S’il faut reconnaître que l’intensité n’a pas manqué à l’occasion des matchs à élimination directe ou lors des affrontements entre favoris lors des phases de poule, cette intensité ne s’est pas, loin s’en faut accompagnée d’une orgie de jeu. Le rentre-dedans a prévalu sur l’évitement, le jeu au pied sur celui à la main et le ralentissement des rucks, érigé au rang d’art par les Irlandais ou les Sud-africains, mais pratiqué systématiquement par toutes les équipes, a sonné le glas des velléités d’attaques. Quant aux statistiques d’essais inscrits, elles sont, comme souvent, à prendre avec des pincettes : ainsi 18 des 30 essais inscrits par les Springboks l’ont été face à la Roumanie et aux Tonga.

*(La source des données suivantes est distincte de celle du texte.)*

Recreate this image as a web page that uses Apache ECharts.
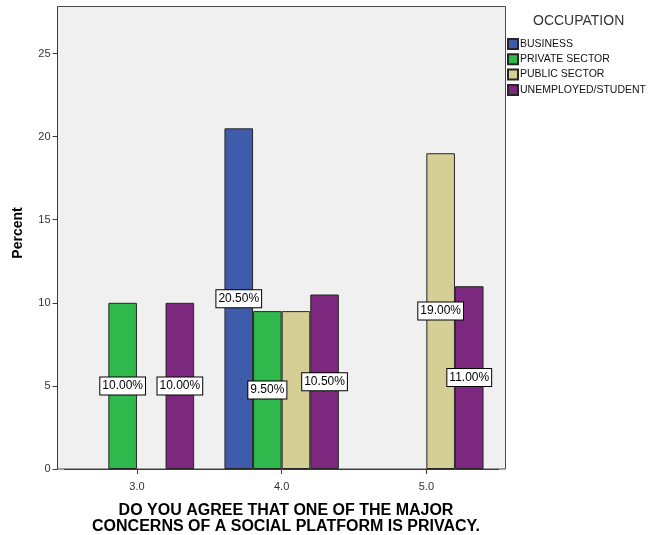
<!DOCTYPE html>
<html>
<head>
<meta charset="utf-8">
<script src="https://cdn.jsdelivr.net/npm/echarts@6/dist/echarts.min.js"></script>
<style>
  html, body { margin: 0; padding: 0; background: #fff; }
  #chart { width: 650px; height: 535px; }
</style>
</head>
<body>
<div id="chart"></div>
<script>
// Response categories on the agreement scale
const categories = ['3.0', '4.0', '5.0'];

// Percent of respondents per occupation group (null = no respondents)
const business = [null, 20.5, null];
const privateSector = [10.0, 9.5, null];
const publicSector = [null, 9.5, 19.0];
const unemployedStudent = [10.0, 10.5, 11.0];

const seriesNames = ['BUSINESS', 'PRIVATE SECTOR', 'PUBLIC SECTOR', 'UNEMPLOYED/STUDENT'];
const seriesColors = ['#3f5cab', '#2fb84b', '#d5cf96', '#7b287e'];
const seriesValues = [business, privateSector, publicSector, unemployedStudent];

// Labels left out where they would collide with a neighbouring bar's label
const hiddenLabels = [[], [], [1], []];

const yTicks = [0, 5, 10, 15, 20, 25];

const xTitle = 'DO YOU AGREE THAT ONE OF THE MAJOR\nCONCERNS OF A SOCIAL PLATFORM IS PRIVACY.';

const FONT = '"Liberation Sans", Arial, sans-serif';

const chart = echarts.init(document.getElementById('chart'), null, { renderer: 'canvas' });

const series = seriesValues.map((vals, s) => ({
  name: seriesNames[s],
  type: 'bar',
  barWidth: 28.6,
  barGap: '0%',
  itemStyle: { color: seriesColors[s], borderColor: '#262626', borderWidth: 1 },
  label: {
    show: true,
    position: 'inside',
    formatter: p => p.value.toFixed(2) + '%',
    fontFamily: FONT,
    fontSize: 12,
    color: '#000',
    backgroundColor: '#fff',
    borderColor: '#000',
    borderWidth: 1,
    padding: [3, 2, 2, 2]
  },
  data: vals.map((v, i) => v === null ? '-' :
    (hiddenLabels[s].includes(i) ? { value: v, label: { show: false } } : v))
}));

chart.setOption({
  animation: false,
  textStyle: { fontFamily: FONT },
  title: {
    text: 'OCCUPATION',
    left: 533,
    top: 14,
    padding: 0,
    textStyle: { fontFamily: FONT, fontSize: 14, fontWeight: 'normal', color: '#333' }
  },
  legend: {
    orient: 'vertical',
    left: 507,
    top: 38,
    padding: 0,
    itemWidth: 10,
    itemHeight: 10,
    itemGap: 3.3,
    icon: 'rect',
    textStyle: { fontFamily: FONT, fontSize: 10.5, color: '#111', lineHeight: 10, padding: [0, 0, 0, -3], overflow: 'none' },
    data: seriesNames
  },
  graphic: [{
    type: 'rect',
    z: -10,
    silent: true,
    shape: { x: 57.5, y: 6.5, width: 448, height: 462.5 },
    style: { fill: '#f0f0f0', stroke: '#4a4a4a', lineWidth: 1 }
  }, {
    type: 'text',
    silent: true,
    x: 286,
    y: 503,
    style: {
      text: xTitle,
      font: 'bold 16px ' + FONT,
      fill: '#000',
      align: 'center',
      verticalAlign: 'top',
      lineHeight: 16
    }
  }],
  grid: { left: 64.6, width: 434.1, top: 7, bottom: 66, outerBoundsMode: 'none' },
  xAxis: {
    type: 'category',
    data: categories,
    axisLine: { show: true, lineStyle: { color: '#3a3a3a', width: 1 } },
    axisTick: { show: true, alignWithLabel: true, length: 5, lineStyle: { color: '#3a3a3a' } },
    axisLabel: { fontFamily: FONT, fontSize: 11, color: '#333', margin: 12 }
  },
  yAxis: {
    type: 'value',
    min: 0,
    max: 27.8,
    interval: 5,
    offset: 7,
    axisLine: { show: true, lineStyle: { color: '#3a3a3a', width: 1 } },
    axisTick: { show: true, length: 5, customValues: yTicks, lineStyle: { color: '#3a3a3a' } },
    axisLabel: {
      fontFamily: FONT, fontSize: 11, color: '#333', margin: 7,
      customValues: yTicks
    },
    splitLine: { show: false },
    name: 'Percent',
    nameLocation: 'middle',
    nameGap: 32,
    nameTextStyle: { fontFamily: FONT, fontSize: 14, fontWeight: 'bold', color: '#000', padding: [0, 0, 0, 10] }
  },
  series: series
});
</script>
</body>
</html>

On rétorquera que c’est souvent le cas lors des coupes du monde, qui voient souvent un jeu restrictif l’emporter sur toute autre forme de rugby. C’est certainement vrai, même si le souvenir des deux dernières éditions reste celui d’un jeu un poil plus enlevé. Il est en revanche assez gênant de constater que le discours dont World rugby nous a rebattu les oreilles pendant plusieurs mois en faveur d’un rugby d’attaque, discours accompagné de nouvelles règles (50-22) et de directives aux arbitres, a rapidement fait pschitt durant cette édition.

Le rideau est donc tombé sur la scène ovale mondiale. Mais pas celui qu’on imaginait, chamarré, du théâtre de nos rêves de jeu débridé.

Plutôt celui de fer, planté au ras de chaque regroupement et devant la ligne d’en-but des nations majeures de ce sport.

3 comments

    • dazdapertrakz on 31 October 2023 at 9h44
    • Reply

    Je ne connaissais pas l’ancienne version de ton blog, et c’est bien dommage. Ton style est très agréable et tes analyses intéressantes. En espérant te lire à l’avenir !

    1. Merci pour ce sympathique commentaire 🙂

    • Black cloud on 1 November 2023 at 20h42
    • Reply

    Bravo pour cet article !

    Je partage ton analyse, cette coupe du monde n’a pas récompensé le beau jeu, la prise de risque, l’offensive…

    Le champion du monde a gagné une finale sans produire de jeu à 15 contre 14 et en jouant sur les fautes tactiques, “winning uggly” en résumé…

    Et World Rugby a parfaitement montré au reste du monde comment ruiner un (beau) sport à l’aide de l’arbitrage vidéo.